D’altronde, “Parigi è una città noiosissima”, “In Germania mi ha sempre colpito soprattutto la stupidità del popolo”, “In Inghilterra tutti si rispettano solo perché sono inglesi”. Ne ha, Dostoevskij, anche per la Turchia, “un’orda asiatica e non uno stato di diritto”: chiosa alla missione russa è che “Costantinopoli deve essere nostra… non è russo chi non ammette la necessità di conquistare Costantinopoli”. Nota non marginale per il commentatore di politica estera. Certo, ci sono passaggi folgoranti, che incidono un marchio sulla nostra fronte da indecenti razionalisti, idolatri della statistica, servi dell’impero sanitario:

“Io credo nel regno totale di Cristo. Come si realizzerà, è difficile prevederlo, ma esso ci sarà. Io credo che questo regno si realizzerà. Anche se è difficile fare previsioni nella notte fonda delle congetture, i segni si possono comunque delineare almeno con il pensiero e io credo nei segni. E ci sarà il regno universale del pensiero e della luce, da noi in Russia prima che altrove”.

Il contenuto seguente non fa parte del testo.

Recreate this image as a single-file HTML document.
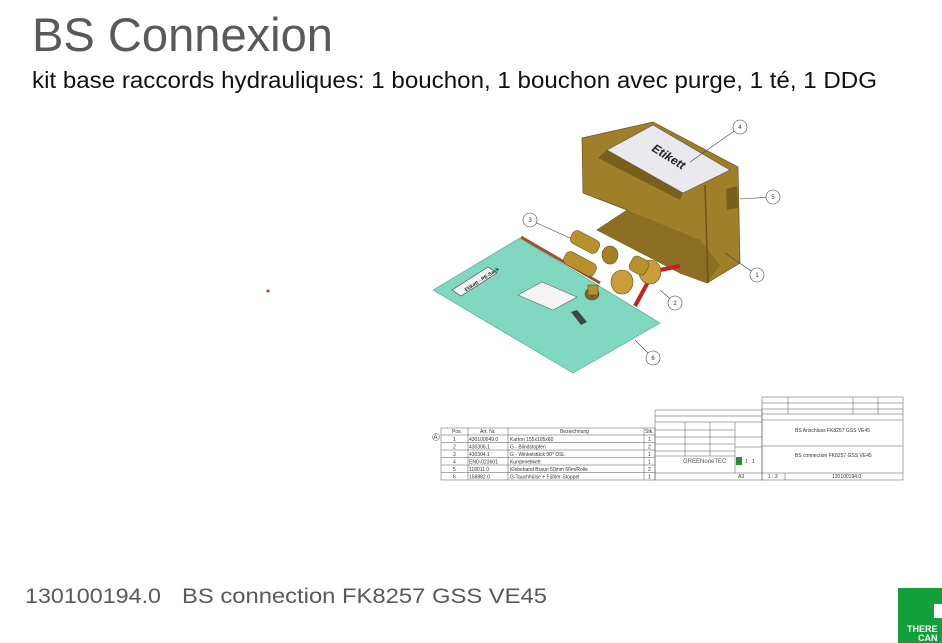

Il viavai della globalizzazione, il mercimonio del mercato planetario, l’utopia monetaria dell’Europa unita non hanno fatto altro che infiammare le singole missioni nazionali. Germania, Francia, Turchia, Russia, Cina, Stati Uniti (non certo Polonia, Ungheria et simili)… Ciascuno agisce, oggi con più cristallina pervicacia che allora (nell’esatto attimo in cui le identità paiono svilirsi), secondo la missione – vogliamo dire destino? – definita dai propri confini, dalla propria storia, dal proprio mito, più o meno consapevole. Negarlo è da negazionisti; tacitare i fatti sotto sinistre didascalie – sovranismo, nazionalismo, menzogna reazionaria – non fa che convalidarne gli effetti. Questo è il tempo in cui le nazioni rinascono o muoiono, assorbite da altre onnivore istituzioni statali. Leggere Dostoevskij non è un calmante – galvanizza.